Not surprising, she refuses to answer his calls. Why should she? Why would she?
As he bemoans his inability to see the right path, he is interrupted by the Superman Squad, a group wearing S-shields and promising to help answer his questions. At least this is an interesting ending.
But this whole issue just read completely wrong to me. Completely .... wrong.
Superman is supposed to be the role model, supposed to be what everyone ... superhero or common person ... inspires to be like. I don't like this Superman.

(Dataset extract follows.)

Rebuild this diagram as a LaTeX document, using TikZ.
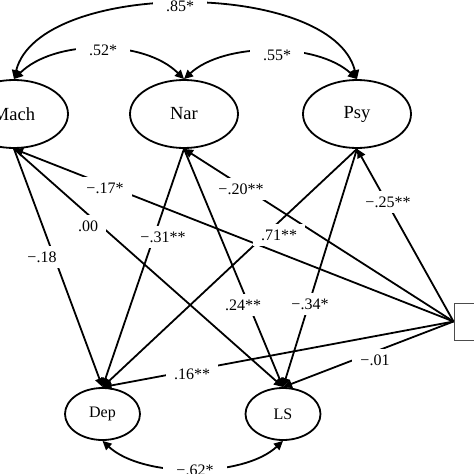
\documentclass[tikz,border=0pt]{standalone}
\usepackage{fontspec}
\setmainfont{Liberation Serif}
\usetikzlibrary{shapes.geometric,arrows.meta}
\begin{document}
\begin{tikzpicture}[x=1pt,y=-1pt,
  lat/.style={ellipse,draw,line width=1.8pt,minimum width=108pt,minimum height=68pt,inner sep=0pt,font=\fontsize{18.5}{20}\selectfont},
  outc/.style={ellipse,draw,line width=1.8pt,minimum width=75pt,minimum height=52pt,inner sep=0pt,font=\fontsize{16}{18}\selectfont},
  arr/.style={line width=1.8pt,-{Triangle[length=9pt,width=8.5pt]}},
  cov/.style={line width=1.8pt,{Triangle[length=9pt,width=8.5pt]}-{Triangle[length=9pt,width=8.5pt]}},
  lbl/.style={fill=white,inner xsep=8pt,inner ysep=6pt,font=\fontsize{16}{18}\selectfont},
  arclbl/.style={lbl,inner xsep=13pt,inner ysep=4pt}]
\useasboundingbox (0,0) rectangle (474,474);
% nodes
\node[lat] (Mach) at (14,114) {Mach};
\node[lat] (Nar) at (184,114) {Nar};
\node[lat] (Psy) at (357,114) {Psy};
\node[outc] (Dep) at (102.5,414) {Dep};
\node[outc] (LS) at (283,414) {LS};
\node[draw=black!70,line width=1pt,minimum width=40pt,minimum height=37pt,inner sep=0pt] (X) at (474,321.5) {};
% paths
\draw[arr] (X.west) -- (Mach.south);
\draw[arr] (X.west) -- (Nar.south);
\draw[arr] (X.west) -- (Psy.south);
\draw[arr] (X.west) -- (Dep.north);
\draw[arr] (X.west) -- (LS.north);
\draw[arr] (Mach.south) -- (Dep.north);
\draw[arr] (Mach.south) -- (LS.north);
\draw[arr] (Nar.south) -- (Dep.north);
\draw[arr] (Nar.south) -- (LS.north);
\draw[arr] (Psy.south) -- (Dep.north);
\draw[arr] (Psy.south) -- (LS.north);
% covariances
\draw[cov] (Mach.north) .. controls +(25,-100) and +(-25,-100) .. (Psy.north);
\draw[cov] (Mach.north) .. controls +(40,-40) and +(-40,-40) .. (Nar.north);
\draw[cov] (Nar.north) .. controls +(40,-37) and +(-40,-37) .. (Psy.north);
\draw[cov] (Dep.south) .. controls +(40,37) and +(-40,37) .. (LS.south);
% labels
\node[arclbl] (l85) at (180,6) {.85*};
\node[arclbl] (l52) at (103,50) {.52*};
\node[arclbl] (l55) at (277,55) {.55*};
\node[arclbl] (l62) at (195,470) {−.62*};
\node[lbl] (l17) at (105,188) {−.17*};
\node[lbl] (l00) at (88,226) {.00};
\node[lbl] (l18) at (42,257) {−.18};
\node[lbl] (l31) at (163,237) {−.31**};
\node[lbl] (l20) at (241,189) {−.20**};
\node[lbl] (l71) at (279,235) {.71**};
\node[lbl] (l25) at (388,202) {−.25**};
\node[lbl] (l24) at (243,305) {.24**};
\node[lbl] (l34) at (310,304) {−.34*};
\node[lbl] (l16) at (192,374) {.16**};
\node[lbl] (l01) at (375,360) {−.01};
\end{tikzpicture}
\end{document}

Now maybe this whole thing is supposed to be some telepathic, some emotional warfare on Superman, breaking him down. Maybe I am supposed to not like this conflicted guy so that when he defeats whatever is doing this to him, whenever we see him regain his resolve, we'll be happy to have him back. But is painful to read this.
So if this is some attack on the Man of Steel, who is behind it? Well, this instability of Superman reminds me of the this storyline from the late 1990s where a villain named Dominus controls Superman, making him paranoid about his ability to safeguard the world. That Superman creates an army of super-robots to patrol the Earth 24/7 and sets himself as king of the world. Could this be Dominus again?
My theory is that the school teacher has been possessed by one of Zod's men in the Phantom Zone. Remember, War of the Supermen ended with all the Kryptonian soldiers being banished to the Zone. Could they all be so evil they deserve that fate? Or was there some 'gray' in their actions such that putting them in the Zone could be construed as 'wrong'. What if this story actually is a counterpoint to War of the Supermen? What if this is to teach Superman the lesson that putting 'innocent' Kryptonians in the Zone was the wrong thing to do?
Theories aside, it is getting more and more difficult to read this book. All I want is a true Superman book again. And 'Grounded' isn't it.